Every line below is to be copied exactly, with the pictures left out.

· · · · · · ·

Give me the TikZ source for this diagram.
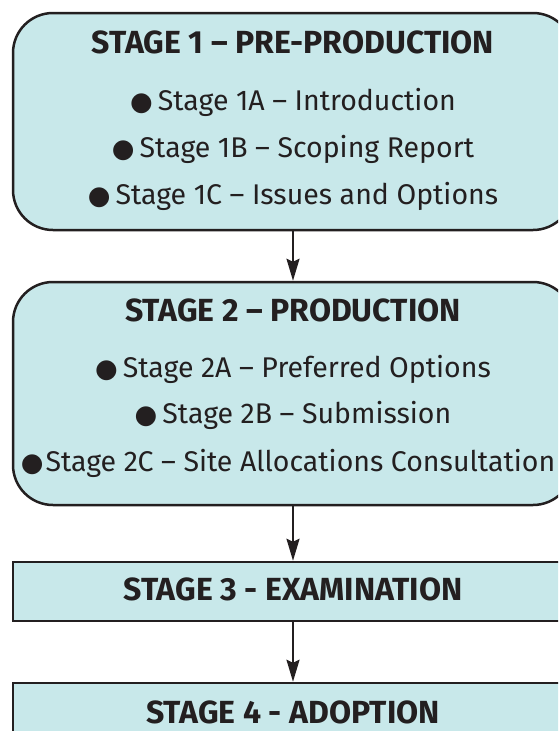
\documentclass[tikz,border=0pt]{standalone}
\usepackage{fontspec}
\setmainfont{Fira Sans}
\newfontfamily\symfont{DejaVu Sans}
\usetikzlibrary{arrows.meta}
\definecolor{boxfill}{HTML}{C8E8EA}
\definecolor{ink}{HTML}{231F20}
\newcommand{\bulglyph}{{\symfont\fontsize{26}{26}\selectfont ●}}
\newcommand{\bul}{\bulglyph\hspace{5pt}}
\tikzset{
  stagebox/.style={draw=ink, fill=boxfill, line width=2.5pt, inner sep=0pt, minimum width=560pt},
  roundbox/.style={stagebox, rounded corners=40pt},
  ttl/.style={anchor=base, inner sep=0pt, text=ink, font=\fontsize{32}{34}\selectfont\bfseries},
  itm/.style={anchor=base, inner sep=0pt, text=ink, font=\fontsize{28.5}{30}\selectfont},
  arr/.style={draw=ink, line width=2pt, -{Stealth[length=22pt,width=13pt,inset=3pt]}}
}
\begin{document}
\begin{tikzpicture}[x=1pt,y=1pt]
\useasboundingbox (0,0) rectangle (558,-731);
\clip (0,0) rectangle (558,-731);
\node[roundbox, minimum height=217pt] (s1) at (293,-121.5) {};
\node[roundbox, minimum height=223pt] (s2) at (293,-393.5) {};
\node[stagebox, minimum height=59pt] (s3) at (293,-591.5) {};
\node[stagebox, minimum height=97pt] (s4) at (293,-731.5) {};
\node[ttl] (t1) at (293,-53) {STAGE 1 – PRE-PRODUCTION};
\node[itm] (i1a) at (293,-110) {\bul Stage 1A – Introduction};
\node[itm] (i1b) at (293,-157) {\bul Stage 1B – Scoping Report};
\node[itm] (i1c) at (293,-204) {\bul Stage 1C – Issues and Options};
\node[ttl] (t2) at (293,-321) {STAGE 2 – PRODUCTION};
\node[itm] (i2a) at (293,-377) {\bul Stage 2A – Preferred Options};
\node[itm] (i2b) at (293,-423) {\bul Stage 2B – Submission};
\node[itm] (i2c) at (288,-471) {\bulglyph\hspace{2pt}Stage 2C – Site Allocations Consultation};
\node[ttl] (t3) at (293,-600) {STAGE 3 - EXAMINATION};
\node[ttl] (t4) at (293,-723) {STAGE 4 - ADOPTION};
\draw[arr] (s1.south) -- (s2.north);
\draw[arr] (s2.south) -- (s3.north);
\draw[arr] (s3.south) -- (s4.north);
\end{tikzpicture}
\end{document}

· · · · · · ·

* _Result_:
Give me the TikZ source for this diagram.
\documentclass[tikz,border=0pt]{standalone}
\usepackage{fontspec}
\setmainfont{Fira Sans}
\newfontfamily\symfont{DejaVu Sans}
\usetikzlibrary{arrows.meta}
\definecolor{boxfill}{HTML}{C8E8EA}
\definecolor{ink}{HTML}{231F20}
\newcommand{\bulglyph}{{\symfont\fontsize{26}{26}\selectfont ●}}
\newcommand{\bul}{\bulglyph\hspace{5pt}}
\tikzset{
  stagebox/.style={draw=ink, fill=boxfill, line width=2.5pt, inner sep=0pt, minimum width=560pt},
  roundbox/.style={stagebox, rounded corners=40pt},
  ttl/.style={anchor=base, inner sep=0pt, text=ink, font=\fontsize{32}{34}\selectfont\bfseries},
  itm/.style={anchor=base, inner sep=0pt, text=ink, font=\fontsize{28.5}{30}\selectfont},
  arr/.style={draw=ink, line width=2pt, -{Stealth[length=22pt,width=13pt,inset=3pt]}}
}
\begin{document}
\begin{tikzpicture}[x=1pt,y=1pt]
\useasboundingbox (0,0) rectangle (558,-731);
\clip (0,0) rectangle (558,-731);
\node[roundbox, minimum height=217pt] (s1) at (293,-121.5) {};
\node[roundbox, minimum height=223pt] (s2) at (293,-393.5) {};
\node[stagebox, minimum height=59pt] (s3) at (293,-591.5) {};
\node[stagebox, minimum height=97pt] (s4) at (293,-731.5) {};
\node[ttl] (t1) at (293,-53) {STAGE 1 – PRE-PRODUCTION};
\node[itm] (i1a) at (293,-110) {\bul Stage 1A – Introduction};
\node[itm] (i1b) at (293,-157) {\bul Stage 1B – Scoping Report};
\node[itm] (i1c) at (293,-204) {\bul Stage 1C – Issues and Options};
\node[ttl] (t2) at (293,-321) {STAGE 2 – PRODUCTION};
\node[itm] (i2a) at (293,-377) {\bul Stage 2A – Preferred Options};
\node[itm] (i2b) at (293,-423) {\bul Stage 2B – Submission};
\node[itm] (i2c) at (288,-471) {\bulglyph\hspace{2pt}Stage 2C – Site Allocations Consultation};
\node[ttl] (t3) at (293,-600) {STAGE 3 - EXAMINATION};
\node[ttl] (t4) at (293,-723) {STAGE 4 - ADOPTION};
\draw[arr] (s1.south) -- (s2.north);
\draw[arr] (s2.south) -- (s3.north);
\draw[arr] (s3.south) -- (s4.north);
\end{tikzpicture}
\end{document}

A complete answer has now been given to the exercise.